- Directions for this task -
Below is a listing; restate from it, character for character, the lines beginning at the line holding "Convert this chart to matplotlib code." and ending at the line holding "from matplotlib.ticker import MultipleLocator", both included.

# Information shown start

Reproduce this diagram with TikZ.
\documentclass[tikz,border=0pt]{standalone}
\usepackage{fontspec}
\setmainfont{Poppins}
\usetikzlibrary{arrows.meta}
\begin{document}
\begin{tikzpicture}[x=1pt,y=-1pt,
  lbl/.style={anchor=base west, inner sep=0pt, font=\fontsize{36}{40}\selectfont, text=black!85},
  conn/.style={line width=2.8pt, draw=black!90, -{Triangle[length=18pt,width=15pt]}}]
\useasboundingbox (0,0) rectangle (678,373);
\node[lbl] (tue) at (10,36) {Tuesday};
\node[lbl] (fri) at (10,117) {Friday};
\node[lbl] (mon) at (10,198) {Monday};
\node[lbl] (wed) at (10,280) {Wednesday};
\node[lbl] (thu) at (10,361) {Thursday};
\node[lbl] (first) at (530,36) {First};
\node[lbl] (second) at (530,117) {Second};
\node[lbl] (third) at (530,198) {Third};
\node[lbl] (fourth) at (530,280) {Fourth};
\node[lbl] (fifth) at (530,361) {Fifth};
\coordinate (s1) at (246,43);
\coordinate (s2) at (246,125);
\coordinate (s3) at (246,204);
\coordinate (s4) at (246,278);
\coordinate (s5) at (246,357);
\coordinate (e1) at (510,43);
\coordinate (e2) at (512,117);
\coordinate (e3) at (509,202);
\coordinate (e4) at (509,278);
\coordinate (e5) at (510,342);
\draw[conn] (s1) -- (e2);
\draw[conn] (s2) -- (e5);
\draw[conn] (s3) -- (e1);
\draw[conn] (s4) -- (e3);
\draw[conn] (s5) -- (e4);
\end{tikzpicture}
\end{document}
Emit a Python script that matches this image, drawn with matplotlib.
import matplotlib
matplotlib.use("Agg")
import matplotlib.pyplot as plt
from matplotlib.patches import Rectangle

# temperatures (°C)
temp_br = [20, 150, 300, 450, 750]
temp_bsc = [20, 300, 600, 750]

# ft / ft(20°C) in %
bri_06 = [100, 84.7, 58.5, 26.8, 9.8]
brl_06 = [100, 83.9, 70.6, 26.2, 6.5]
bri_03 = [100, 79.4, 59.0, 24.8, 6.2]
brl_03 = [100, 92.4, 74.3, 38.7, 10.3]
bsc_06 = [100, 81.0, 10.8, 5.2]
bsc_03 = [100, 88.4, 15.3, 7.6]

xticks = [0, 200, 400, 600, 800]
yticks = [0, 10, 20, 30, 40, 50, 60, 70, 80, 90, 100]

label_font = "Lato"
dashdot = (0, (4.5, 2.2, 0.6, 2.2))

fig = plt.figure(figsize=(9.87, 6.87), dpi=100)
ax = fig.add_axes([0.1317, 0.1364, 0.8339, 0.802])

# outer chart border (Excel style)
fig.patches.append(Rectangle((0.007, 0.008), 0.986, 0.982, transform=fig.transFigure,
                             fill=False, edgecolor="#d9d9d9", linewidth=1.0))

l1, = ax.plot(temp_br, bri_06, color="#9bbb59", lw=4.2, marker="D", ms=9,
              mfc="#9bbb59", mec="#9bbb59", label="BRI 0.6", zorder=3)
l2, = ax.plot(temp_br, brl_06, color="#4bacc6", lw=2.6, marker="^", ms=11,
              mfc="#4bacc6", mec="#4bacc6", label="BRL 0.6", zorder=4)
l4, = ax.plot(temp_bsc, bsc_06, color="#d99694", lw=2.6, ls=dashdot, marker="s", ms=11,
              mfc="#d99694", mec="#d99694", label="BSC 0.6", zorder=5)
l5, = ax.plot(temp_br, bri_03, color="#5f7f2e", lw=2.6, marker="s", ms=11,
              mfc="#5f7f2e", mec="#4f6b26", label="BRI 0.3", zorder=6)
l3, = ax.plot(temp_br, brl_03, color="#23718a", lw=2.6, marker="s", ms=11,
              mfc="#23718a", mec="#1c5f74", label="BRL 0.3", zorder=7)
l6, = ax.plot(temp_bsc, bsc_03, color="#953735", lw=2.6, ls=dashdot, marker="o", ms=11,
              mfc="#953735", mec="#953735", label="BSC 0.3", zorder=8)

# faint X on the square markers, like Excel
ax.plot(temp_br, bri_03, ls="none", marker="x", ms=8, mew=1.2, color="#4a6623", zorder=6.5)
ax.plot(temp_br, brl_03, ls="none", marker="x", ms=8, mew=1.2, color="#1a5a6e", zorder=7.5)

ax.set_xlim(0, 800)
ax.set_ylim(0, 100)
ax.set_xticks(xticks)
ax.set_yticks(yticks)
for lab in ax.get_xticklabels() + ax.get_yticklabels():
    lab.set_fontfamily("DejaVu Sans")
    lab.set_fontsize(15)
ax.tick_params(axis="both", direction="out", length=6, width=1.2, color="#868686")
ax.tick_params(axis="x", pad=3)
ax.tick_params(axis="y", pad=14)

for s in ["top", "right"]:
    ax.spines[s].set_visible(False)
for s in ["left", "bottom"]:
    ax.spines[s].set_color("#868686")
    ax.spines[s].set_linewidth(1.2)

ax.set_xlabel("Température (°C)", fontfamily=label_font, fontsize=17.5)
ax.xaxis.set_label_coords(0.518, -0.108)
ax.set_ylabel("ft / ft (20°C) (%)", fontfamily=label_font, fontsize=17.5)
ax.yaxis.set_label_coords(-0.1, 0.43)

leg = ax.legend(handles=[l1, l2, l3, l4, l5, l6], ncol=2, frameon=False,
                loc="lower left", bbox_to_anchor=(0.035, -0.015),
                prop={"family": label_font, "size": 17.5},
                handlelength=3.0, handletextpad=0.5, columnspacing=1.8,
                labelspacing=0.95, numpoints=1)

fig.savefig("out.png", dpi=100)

# Information shown end
# Information shown start

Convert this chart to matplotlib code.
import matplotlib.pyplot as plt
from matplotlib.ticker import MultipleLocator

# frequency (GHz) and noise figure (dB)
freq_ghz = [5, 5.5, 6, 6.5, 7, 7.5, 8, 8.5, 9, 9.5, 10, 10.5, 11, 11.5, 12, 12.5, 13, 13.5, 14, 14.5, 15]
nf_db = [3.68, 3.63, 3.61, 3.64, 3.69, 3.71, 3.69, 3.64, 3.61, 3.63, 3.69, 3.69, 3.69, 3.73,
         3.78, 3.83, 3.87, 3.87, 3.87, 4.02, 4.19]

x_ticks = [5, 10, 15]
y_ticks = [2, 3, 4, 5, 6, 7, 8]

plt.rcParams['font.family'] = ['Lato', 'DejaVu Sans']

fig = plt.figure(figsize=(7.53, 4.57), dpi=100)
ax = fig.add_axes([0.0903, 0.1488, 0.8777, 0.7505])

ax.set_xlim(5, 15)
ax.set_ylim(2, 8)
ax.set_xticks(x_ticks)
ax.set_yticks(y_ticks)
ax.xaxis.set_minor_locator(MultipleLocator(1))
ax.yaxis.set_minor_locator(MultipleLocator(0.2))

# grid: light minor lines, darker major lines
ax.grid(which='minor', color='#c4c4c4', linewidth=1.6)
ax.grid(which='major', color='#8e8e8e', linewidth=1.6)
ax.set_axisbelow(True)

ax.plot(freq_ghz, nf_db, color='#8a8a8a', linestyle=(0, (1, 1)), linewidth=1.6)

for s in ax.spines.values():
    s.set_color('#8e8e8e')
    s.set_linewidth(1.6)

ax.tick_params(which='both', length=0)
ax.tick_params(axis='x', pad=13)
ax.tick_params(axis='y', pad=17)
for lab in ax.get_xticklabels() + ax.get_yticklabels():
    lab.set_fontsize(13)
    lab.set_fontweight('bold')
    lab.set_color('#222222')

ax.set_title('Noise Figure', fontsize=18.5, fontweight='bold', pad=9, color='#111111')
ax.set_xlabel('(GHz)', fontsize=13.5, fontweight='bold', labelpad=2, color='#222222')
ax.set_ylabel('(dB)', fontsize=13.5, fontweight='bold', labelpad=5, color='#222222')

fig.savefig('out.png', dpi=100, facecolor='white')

# Information shown end

- Solution to this exercise -
Convert this chart to matplotlib code.
import matplotlib.pyplot as plt
from matplotlib.ticker import MultipleLocator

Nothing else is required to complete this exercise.